Sejak Peraturan Menteri Kelautan dan Perikanan Nomor 56/PERMEN-KP/2016 tentang Larangan Penangkapan dan atau Pengeluaran Lobster (Panulirus spp.), Kepiting (Scylla spp.), dan Rajungan (Portunus spp.) dari wilayah Negara Republik Indonesia diberlakukan, nelayan-nelayan itu sama sekali tidak punya pengetahuan tentang budidaya.
Larangan itu membuat mereka tidak tahu apa yang harus dilakukan. Tak ada bimbingan teknis, transfer knowledge atau alih teknologi yang bisa membuat mereka beralih profesi menjadi pembudidaya lobster.
"Tak ada sama sekali. Selama ini kelompok nelayan tangkap tidak mengerti teknik pendederan. Untuk daerah yang tidak ada pembudidaya lobster lantaran laut selatan ombaknya besar, hasil tangkapan harus dikirim ke daerah lain yang ada pembudidaya lobster," tuturnya.
Pengiriman antar provinsi ini pun bukan tanpa masalah. Membudidaya BBL hingga menjadi lobster ukuran 5 gram agar layak jual, menjadi pekerjaan yang sulit bagi mereka.
Baca juga: Survei KNTI: Penjualan Ikan Tangkapan Nelayan Membaik di Masa Pandemi
"Pekerjaan praktis dan uang cepat yang tadinya mudah didapat, sekarang sulit dan butuh kesabaran tingkat dewa," katanya.
"Sekarang buat mereka, uang bisa dicari tapi susah. Nelayan-nelayan di Vietnam, negara di mana budidaya lobster menjadi salah satu komoditi primadona, butuh minimal lima sampai sepuluh tahun untuk bisa jadi pembudidaya kelas dunia."
Menurutnya, waktu dan modal yang dibutuhkan cukup banyak dan nelayan di Indonesia belum sampai tahap itu. Infrastrukturnya sangat detail dan butuh campur tangan pemerintah.
Tahap 1 dalam rangkaian panjang pendederan dan pembesaran adalah tahap paling sulit karena faktor alam, kecukupan modal untuk pakan dan perawatan.
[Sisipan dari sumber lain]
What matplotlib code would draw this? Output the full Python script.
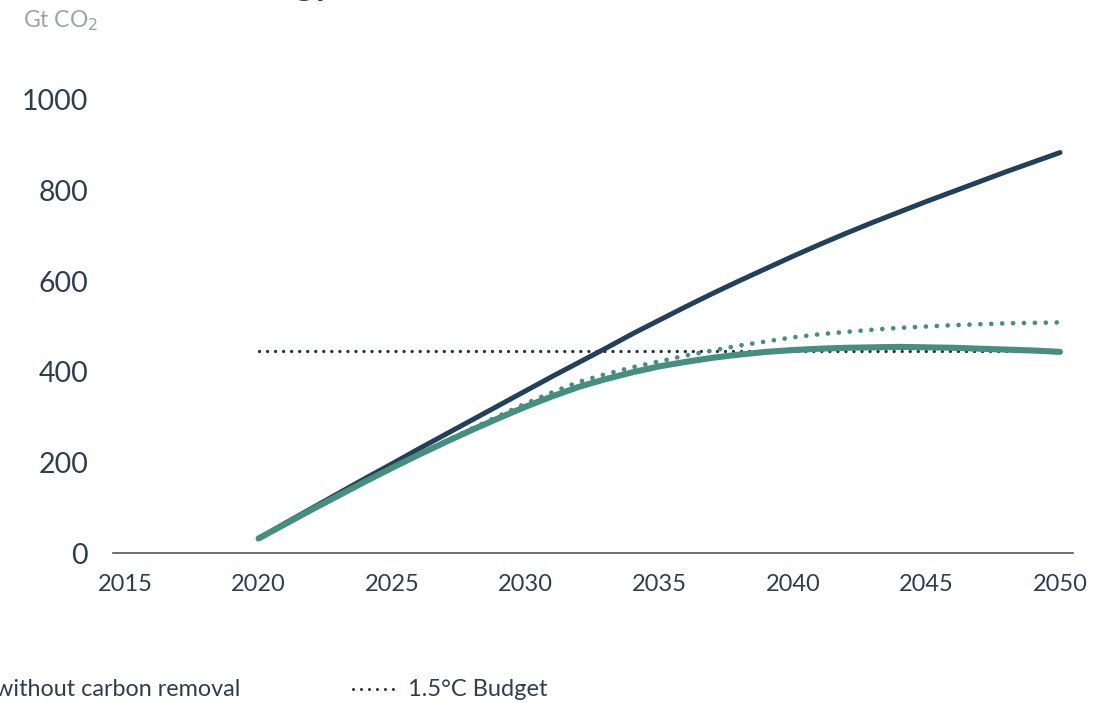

Belum lagi mortality rate yang fluktuatif, mengancam penjualan mereka ke perusahaan-perusahaan pembudidaya. Semua faktor ini bila diperhitungkan dengan hambatan
perjalanan masih panjang.
Dibutuhkan kesabaran dan pembelajaran yang lama karena bisnis ini berkecimpung dengan kondisi alam yang tak bisa diprediksi seperti membalik telapak tangan.
Balai Pelatihan yang harusnya juga dibuat oleh KKP untuk budidaya lobster harus juga digerakkan agar transfer knowledge bisa dilakukan segera.
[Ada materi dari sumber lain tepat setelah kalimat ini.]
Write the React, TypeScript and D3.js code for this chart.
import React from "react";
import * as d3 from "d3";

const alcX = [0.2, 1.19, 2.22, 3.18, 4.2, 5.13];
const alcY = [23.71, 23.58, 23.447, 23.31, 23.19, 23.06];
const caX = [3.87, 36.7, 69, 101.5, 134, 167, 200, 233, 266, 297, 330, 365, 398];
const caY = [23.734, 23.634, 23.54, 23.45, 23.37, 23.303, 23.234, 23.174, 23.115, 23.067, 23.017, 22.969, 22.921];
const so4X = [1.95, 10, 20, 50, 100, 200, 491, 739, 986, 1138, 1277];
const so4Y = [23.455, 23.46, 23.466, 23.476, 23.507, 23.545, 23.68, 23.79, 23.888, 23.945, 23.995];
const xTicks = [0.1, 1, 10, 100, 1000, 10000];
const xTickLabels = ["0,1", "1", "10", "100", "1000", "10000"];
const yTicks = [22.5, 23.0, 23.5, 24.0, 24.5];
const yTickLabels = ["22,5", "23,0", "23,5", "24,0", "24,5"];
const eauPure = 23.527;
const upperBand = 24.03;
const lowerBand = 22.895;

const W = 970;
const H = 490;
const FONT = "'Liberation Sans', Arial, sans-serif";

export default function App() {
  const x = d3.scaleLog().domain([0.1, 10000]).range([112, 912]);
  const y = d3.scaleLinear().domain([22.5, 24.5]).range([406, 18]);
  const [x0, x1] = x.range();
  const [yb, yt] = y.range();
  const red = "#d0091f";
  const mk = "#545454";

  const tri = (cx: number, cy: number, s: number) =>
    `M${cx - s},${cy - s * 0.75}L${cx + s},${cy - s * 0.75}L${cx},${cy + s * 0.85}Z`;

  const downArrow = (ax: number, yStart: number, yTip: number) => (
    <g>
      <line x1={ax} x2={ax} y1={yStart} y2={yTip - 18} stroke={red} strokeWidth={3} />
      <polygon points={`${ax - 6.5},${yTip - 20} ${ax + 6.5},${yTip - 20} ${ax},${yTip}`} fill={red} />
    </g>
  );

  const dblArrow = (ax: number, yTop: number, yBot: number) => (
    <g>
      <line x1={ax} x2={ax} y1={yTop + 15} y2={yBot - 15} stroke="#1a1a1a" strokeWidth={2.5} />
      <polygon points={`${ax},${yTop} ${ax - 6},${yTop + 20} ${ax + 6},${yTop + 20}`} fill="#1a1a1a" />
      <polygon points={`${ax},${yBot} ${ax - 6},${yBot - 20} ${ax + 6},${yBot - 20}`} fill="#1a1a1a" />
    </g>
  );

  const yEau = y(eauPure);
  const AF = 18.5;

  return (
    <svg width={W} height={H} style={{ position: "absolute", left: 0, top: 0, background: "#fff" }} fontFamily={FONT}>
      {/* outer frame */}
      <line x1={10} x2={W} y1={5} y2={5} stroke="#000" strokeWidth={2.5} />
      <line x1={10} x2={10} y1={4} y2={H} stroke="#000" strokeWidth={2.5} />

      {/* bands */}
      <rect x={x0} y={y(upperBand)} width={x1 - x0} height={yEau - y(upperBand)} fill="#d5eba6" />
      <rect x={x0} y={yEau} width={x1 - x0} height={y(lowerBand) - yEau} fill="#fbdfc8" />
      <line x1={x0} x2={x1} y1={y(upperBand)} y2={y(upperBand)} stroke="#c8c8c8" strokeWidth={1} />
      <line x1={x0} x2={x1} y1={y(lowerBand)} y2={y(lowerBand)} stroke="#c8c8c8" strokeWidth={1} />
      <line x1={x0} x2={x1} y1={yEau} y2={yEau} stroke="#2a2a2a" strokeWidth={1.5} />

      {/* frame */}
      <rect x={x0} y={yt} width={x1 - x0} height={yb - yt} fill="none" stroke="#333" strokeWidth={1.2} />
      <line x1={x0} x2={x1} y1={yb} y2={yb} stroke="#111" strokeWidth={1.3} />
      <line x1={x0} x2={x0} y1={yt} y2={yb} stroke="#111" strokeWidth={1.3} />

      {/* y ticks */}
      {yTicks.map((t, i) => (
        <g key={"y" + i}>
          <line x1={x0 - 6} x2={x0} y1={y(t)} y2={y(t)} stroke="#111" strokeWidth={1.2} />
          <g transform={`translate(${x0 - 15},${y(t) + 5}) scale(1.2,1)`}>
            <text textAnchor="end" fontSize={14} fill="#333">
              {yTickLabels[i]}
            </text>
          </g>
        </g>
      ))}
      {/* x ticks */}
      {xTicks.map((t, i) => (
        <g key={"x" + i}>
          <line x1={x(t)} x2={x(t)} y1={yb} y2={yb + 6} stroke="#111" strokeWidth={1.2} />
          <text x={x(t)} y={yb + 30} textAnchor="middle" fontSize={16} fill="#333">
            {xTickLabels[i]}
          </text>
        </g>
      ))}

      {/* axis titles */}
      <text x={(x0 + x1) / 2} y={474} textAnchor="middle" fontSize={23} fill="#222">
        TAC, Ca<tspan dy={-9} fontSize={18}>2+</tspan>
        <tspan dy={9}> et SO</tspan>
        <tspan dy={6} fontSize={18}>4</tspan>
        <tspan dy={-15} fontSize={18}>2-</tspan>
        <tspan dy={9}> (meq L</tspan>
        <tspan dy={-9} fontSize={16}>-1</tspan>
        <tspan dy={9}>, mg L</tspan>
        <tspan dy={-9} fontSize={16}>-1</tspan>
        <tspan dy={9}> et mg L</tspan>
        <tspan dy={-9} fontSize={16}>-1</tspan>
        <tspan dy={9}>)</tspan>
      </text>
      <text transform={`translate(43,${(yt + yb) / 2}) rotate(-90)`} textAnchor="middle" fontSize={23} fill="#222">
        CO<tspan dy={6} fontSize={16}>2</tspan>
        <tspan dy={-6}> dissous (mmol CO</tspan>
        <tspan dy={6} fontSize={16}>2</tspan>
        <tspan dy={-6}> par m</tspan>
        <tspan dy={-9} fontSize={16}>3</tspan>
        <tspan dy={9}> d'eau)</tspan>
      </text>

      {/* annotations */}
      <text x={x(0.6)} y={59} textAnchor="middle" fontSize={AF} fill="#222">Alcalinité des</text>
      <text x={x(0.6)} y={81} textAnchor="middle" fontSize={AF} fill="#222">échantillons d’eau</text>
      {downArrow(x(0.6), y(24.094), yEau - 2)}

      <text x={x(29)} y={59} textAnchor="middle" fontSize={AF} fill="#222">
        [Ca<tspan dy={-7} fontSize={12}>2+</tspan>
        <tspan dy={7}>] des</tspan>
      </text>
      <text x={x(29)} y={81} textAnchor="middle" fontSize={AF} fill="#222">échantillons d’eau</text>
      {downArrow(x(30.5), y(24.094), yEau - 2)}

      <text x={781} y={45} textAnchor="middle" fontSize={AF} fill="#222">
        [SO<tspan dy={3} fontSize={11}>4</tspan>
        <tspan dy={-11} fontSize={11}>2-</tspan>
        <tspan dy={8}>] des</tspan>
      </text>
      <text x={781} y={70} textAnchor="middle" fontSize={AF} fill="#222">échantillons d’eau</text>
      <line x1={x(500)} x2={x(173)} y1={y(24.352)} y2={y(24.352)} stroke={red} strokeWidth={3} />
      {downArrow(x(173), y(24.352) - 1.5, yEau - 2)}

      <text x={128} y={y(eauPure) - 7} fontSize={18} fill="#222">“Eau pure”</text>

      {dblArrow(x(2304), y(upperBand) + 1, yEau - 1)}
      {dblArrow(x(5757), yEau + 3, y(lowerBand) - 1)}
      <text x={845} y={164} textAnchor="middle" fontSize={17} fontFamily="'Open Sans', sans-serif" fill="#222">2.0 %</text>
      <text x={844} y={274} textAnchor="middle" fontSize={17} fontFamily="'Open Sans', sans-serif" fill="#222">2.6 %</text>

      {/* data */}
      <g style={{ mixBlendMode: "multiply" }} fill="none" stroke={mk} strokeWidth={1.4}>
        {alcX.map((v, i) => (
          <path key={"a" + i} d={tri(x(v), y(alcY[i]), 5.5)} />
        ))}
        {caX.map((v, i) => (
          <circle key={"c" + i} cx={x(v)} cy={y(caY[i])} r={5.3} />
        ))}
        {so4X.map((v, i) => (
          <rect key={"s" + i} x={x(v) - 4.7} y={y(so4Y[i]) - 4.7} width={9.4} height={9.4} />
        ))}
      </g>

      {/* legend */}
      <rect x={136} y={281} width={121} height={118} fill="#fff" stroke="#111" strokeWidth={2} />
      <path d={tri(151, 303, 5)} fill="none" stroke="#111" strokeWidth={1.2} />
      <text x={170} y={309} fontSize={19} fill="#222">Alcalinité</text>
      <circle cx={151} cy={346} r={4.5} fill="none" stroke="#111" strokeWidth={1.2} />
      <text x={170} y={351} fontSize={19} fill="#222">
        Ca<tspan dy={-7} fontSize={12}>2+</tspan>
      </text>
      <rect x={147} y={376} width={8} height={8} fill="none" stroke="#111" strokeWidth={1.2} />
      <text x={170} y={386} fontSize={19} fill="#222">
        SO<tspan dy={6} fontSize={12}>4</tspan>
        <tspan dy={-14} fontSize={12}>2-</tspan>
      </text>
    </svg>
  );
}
"Nelayan nyaman karena punya bisnis yang jadi jati diri mereka, negara juga boleh bernapas lega karena sudah memberikan jalan terbaik untuk nelayan. Everybody happy."
Tampaknya, geliat keluhan dan protes tidak akan terhindarkan bila peraturan ini tidak diubah dan dimudahkan. Akan bertambah banyak di seluruh pelosok Indonesia.
Puluhan KUB (Kelompok Usaha Bersama) tempat bergabungnya nelayan-nelayan di
Indonesia yang jumlahnya ratusan ribu itu mulai jadi tempat curhat. Topiknya tidak jauh tentang penerapan Permen KP 17/2021 ini.